JOB: Skipping all pictures, set down the lines of the listing from the first through the one with "0.073, 0.073, 0.073]".

SOURCE MATERIAL:
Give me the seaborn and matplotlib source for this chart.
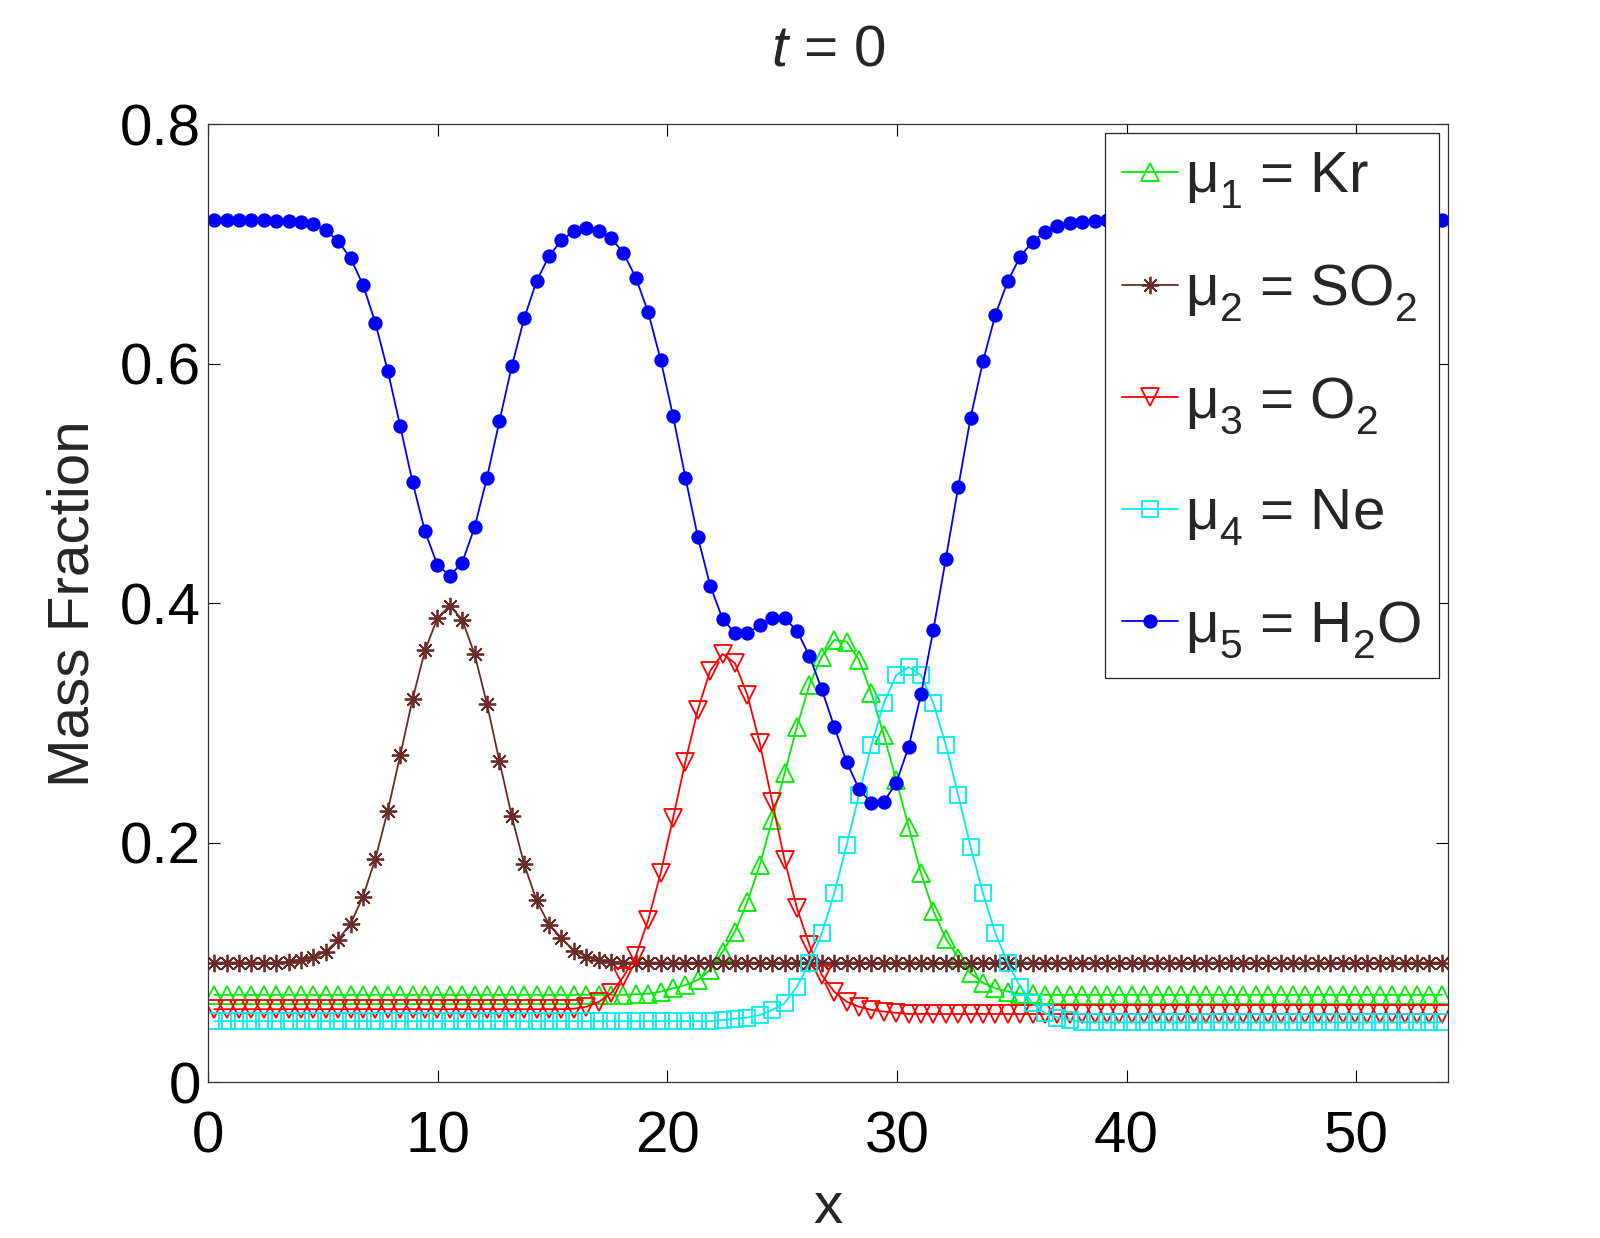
import numpy as np
import seaborn as sns
import matplotlib.pyplot as plt

# 100 cell centres on [0, 54]
x = np.arange(100) * 0.54 + 0.27

# mass fractions at t = 0
kr = [0.073, 0.073, 0.073, 0.073, 0.073, 0.073, 0.073, 0.073, 0.073, 0.073,
      0.073, 0.073, 0.073, 0.073, 0.073, 0.073, 0.073, 0.073, 0.073, 0.073,
      0.073, 0.073, 0.073, 0.073, 0.073, 0.073, 0.073, 0.073, 0.073, 0.073,
      0.073, 0.073, 0.073, 0.073, 0.0735, 0.074, 0.0757, 0.0785, 0.0812, 0.0854,
      0.0938, 0.109, 0.1258, 0.1508, 0.1815, 0.219, 0.258, 0.297, 0.3318, 0.3554,
      0.3694, 0.368, 0.3527, 0.3248, 0.290, 0.2524, 0.2134, 0.1745, 0.143, 0.120,
      0.104, 0.091, 0.083, 0.0785, 0.0757, 0.074, 0.0735, 0.073, 0.073, 0.073,
      0.073, 0.073, 0.073, 0.073, 0.073, 0.073, 0.073, 0.073, 0.073, 0.073,
      0.073, 0.073, 0.073, 0.073, 0.073, 0.073, 0.073, 0.073, 0.073, 0.073,
      0.073, 0.073, 0.073, 0.073, 0.073, 0.073, 0.073, 0.073, 0.073, 0.073]

so2 = [0.100, 0.100, 0.100, 0.100, 0.100, 0.100, 0.1005, 0.102, 0.1045, 0.109,
       0.119, 0.1325, 0.155, 0.1866, 0.2268, 0.273, 0.320, 0.3607, 0.3875, 0.398,
       0.3863, 0.3575, 0.3158, 0.2682, 0.222, 0.182, 0.1518, 0.1317, 0.1205, 0.110,
       0.105, 0.102, 0.1005, 0.100, 0.100, 0.100, 0.100, 0.100, 0.100, 0.100,
       0.100, 0.100, 0.100, 0.100, 0.100, 0.100, 0.100, 0.100, 0.100, 0.100,
       0.100, 0.100, 0.100, 0.100, 0.100, 0.100, 0.100, 0.100, 0.100, 0.100,
       0.100, 0.100, 0.100, 0.100, 0.100, 0.100, 0.100, 0.100, 0.100, 0.100,
       0.100, 0.100, 0.100, 0.100, 0.100, 0.100, 0.100, 0.100, 0.100, 0.100,
       0.100, 0.100, 0.100, 0.100, 0.100, 0.100, 0.100, 0.100, 0.100, 0.100,
       0.100, 0.100, 0.100, 0.100, 0.100, 0.100, 0.100, 0.100, 0.100, 0.100]

o2 = [0.061, 0.061, 0.061, 0.061, 0.061, 0.061, 0.061, 0.061, 0.061, 0.061,
      0.061, 0.061, 0.061, 0.061, 0.061, 0.061, 0.061, 0.061, 0.061, 0.061,
      0.061, 0.061, 0.061, 0.061, 0.061, 0.061, 0.061, 0.061, 0.061, 0.0615,
      0.063, 0.067, 0.0743, 0.0882, 0.1055, 0.1355, 0.1745, 0.2204, 0.2678, 0.311,
      0.3437, 0.3577, 0.350, 0.3234, 0.283, 0.2343, 0.1856, 0.1453, 0.1147, 0.0896,
      0.0757, 0.0673, 0.0631, 0.0605, 0.059, 0.058, 0.057, 0.057, 0.057, 0.057,
      0.057, 0.057, 0.057, 0.057, 0.057, 0.057, 0.057, 0.057, 0.057, 0.057,
      0.057, 0.057, 0.057, 0.057, 0.057, 0.057, 0.057, 0.057, 0.057, 0.057,
      0.057, 0.057, 0.057, 0.057, 0.057, 0.057, 0.057, 0.057, 0.057, 0.057,
      0.057, 0.057, 0.057, 0.057, 0.057, 0.057, 0.057, 0.057, 0.057, 0.057]

ne = [0.051, 0.051, 0.051, 0.051, 0.051, 0.051, 0.051, 0.051, 0.051, 0.051,
      0.051, 0.051, 0.051, 0.051, 0.051, 0.051, 0.051, 0.051, 0.051, 0.051,
      0.051, 0.051, 0.051, 0.051, 0.051, 0.051, 0.051, 0.051, 0.051, 0.051,
      0.051, 0.051, 0.051, 0.051, 0.051, 0.051, 0.051, 0.051, 0.051, 0.051,
      0.051, 0.052, 0.053, 0.054, 0.0562, 0.0604, 0.066, 0.0798, 0.0994, 0.1244,
      0.1578, 0.198, 0.240, 0.2817, 0.3165, 0.340, 0.3466, 0.340, 0.3165, 0.2817,
      0.240, 0.1967, 0.1578, 0.1244, 0.0994, 0.0798, 0.066, 0.0576, 0.054, 0.052,
      0.0505, 0.050, 0.050, 0.050, 0.050, 0.050, 0.050, 0.050, 0.050, 0.050,
      0.050, 0.050, 0.050, 0.050, 0.050, 0.050, 0.050, 0.050, 0.050, 0.050,
      0.050, 0.050, 0.050, 0.050, 0.050, 0.050, 0.050, 0.050, 0.050, 0.050]

h2o = [0.720, 0.720, 0.720, 0.720, 0.720, 0.7195, 0.719, 0.718, 0.7165, 0.7115,
       0.7025, 0.688, 0.666, 0.634, 0.594, 0.548, 0.501, 0.460, 0.432, 0.423,
       0.434, 0.4635, 0.505, 0.552, 0.598, 0.638, 0.669, 0.690, 0.703, 0.711,
       0.713, 0.711, 0.705, 0.6925, 0.672, 0.643, 0.6035, 0.5566, 0.505, 0.4555,
       0.4147, 0.387, 0.375, 0.375, 0.3815, 0.388, 0.3875, 0.377, 0.356, 0.328,
       0.297, 0.2675, 0.245, 0.233, 0.234, 0.250, 0.280, 0.324, 0.378, 0.437,
       0.497, 0.555, 0.602, 0.641, 0.669, 0.6895, 0.702, 0.7103, 0.715, 0.7178,
       0.7187, 0.7195, 0.720, 0.720, 0.720, 0.720, 0.720, 0.720, 0.720, 0.720,
       0.720, 0.720, 0.720, 0.720, 0.720, 0.720, 0.720, 0.720, 0.720, 0.720,
       0.720, 0.720, 0.720, 0.720, 0.720, 0.720, 0.720, 0.720, 0.720, 0.720]

labels = ['μ$_1$ = Kr', 'μ$_2$ = SO$_2$', 'μ$_3$ = O$_2$', 'μ$_4$ = Ne', 'μ$_5$ = H$_2$O']

sns.set_style('ticks')
plt.rcParams['font.family'] = ['Liberation Sans', 'DejaVu Sans']
plt.rcParams['mathtext.fontset'] = 'custom'
plt.rcParams['mathtext.rm'] = 'Liberation Sans'
plt.rcParams['mathtext.it'] = 'Liberation Sans:italic'
plt.rcParams['mathtext.bf'] = 'Liberation Sans:bold'

# drop subscripts a bit lower, like the original tex labels
try:
    import matplotlib._mathtext as _mt
    _mt.FontConstantsBase.sub1 = 0.55
    _mt.FontConstantsBase.sub2 = 0.65
except Exception:
    pass

fig = plt.figure(figsize=(16, 12.38), dpi=100)
ax = fig.add_axes([0.13, 0.1258, 0.775, 0.7738])

# colour, marker, marker size, filled?
styles = [
    ('#00ee00', '^', 12.5, False),
    ('#6b2a2a', (8, 2, 0), 12.5, False),
    ('#ff0000', 'v', 12.5, False),
    ('#00eeee', 's', 11, False),
    ('#0000ff', 'o', 9, True),
]

for vals, lab, (col, mk, ms, filled) in zip([kr, so2, o2, ne, h2o], labels, styles):
    sns.lineplot(x=x, y=vals, ax=ax, label=lab, color=col, lw=1.3,
                 marker=mk, ms=ms, mec=col, mew=1.3,
                 mfc=col if filled else 'none')

ax.set_xlim(0, 54)
ax.set_ylim(0, 0.8)
ax.set_xticks([0, 10, 20, 30, 40, 50])
ax.set_yticks([0, 0.2, 0.4, 0.6, 0.8])
ax.set_yticklabels(['0', '0.2', '0.4', '0.6', '0.8'])
ax.tick_params(direction='in', top=True, right=True, length=8.5, width=0.8,
               labelsize=42, colors='black')
ax.tick_params(axis='x', pad=20)
ax.tick_params(axis='y', pad=5)
for sp in ax.spines.values():
    sp.set_visible(True)
    sp.set_linewidth(0.9)
    sp.set_color('#333333')

ax.set_xlabel('x', fontsize=42, labelpad=12)
ax.set_ylabel('Mass Fraction', fontsize=42, labelpad=14)
ax.set_title('$t$ = 0', fontsize=42, pad=42)

leg = ax.legend(loc='upper right', bbox_to_anchor=(0.9927, 0.9906), borderaxespad=0,
                fontsize=42, frameon=True, fancybox=False, shadow=False,
                framealpha=1, edgecolor='#222222', handlelength=0.96,
                handletextpad=0.12, labelspacing=0.88, borderpad=0.3, numpoints=1)
leg.get_frame().set_linewidth(0.9)

fig.savefig('out.png', dpi=100)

OUTPUT OF THE TASK:
Give me the seaborn and matplotlib source for this chart.
import numpy as np
import seaborn as sns
import matplotlib.pyplot as plt

# 100 cell centres on [0, 54]
x = np.arange(100) * 0.54 + 0.27

# mass fractions at t = 0
kr = [0.073, 0.073, 0.073, 0.073, 0.073, 0.073, 0.073, 0.073, 0.073, 0.073,
      0.073, 0.073, 0.073, 0.073, 0.073, 0.073, 0.073, 0.073, 0.073, 0.073,
      0.073, 0.073, 0.073, 0.073, 0.073, 0.073, 0.073, 0.073, 0.073, 0.073,
      0.073, 0.073, 0.073, 0.073, 0.0735, 0.074, 0.0757, 0.0785, 0.0812, 0.0854,
      0.0938, 0.109, 0.1258, 0.1508, 0.1815, 0.219, 0.258, 0.297, 0.3318, 0.3554,
      0.3694, 0.368, 0.3527, 0.3248, 0.290, 0.2524, 0.2134, 0.1745, 0.143, 0.120,
      0.104, 0.091, 0.083, 0.0785, 0.0757, 0.074, 0.0735, 0.073, 0.073, 0.073,
      0.073, 0.073, 0.073, 0.073, 0.073, 0.073, 0.073, 0.073, 0.073, 0.073,
      0.073, 0.073, 0.073, 0.073, 0.073, 0.073, 0.073, 0.073, 0.073, 0.073,
      0.073, 0.073, 0.073, 0.073, 0.073, 0.073, 0.073, 0.073, 0.073, 0.073]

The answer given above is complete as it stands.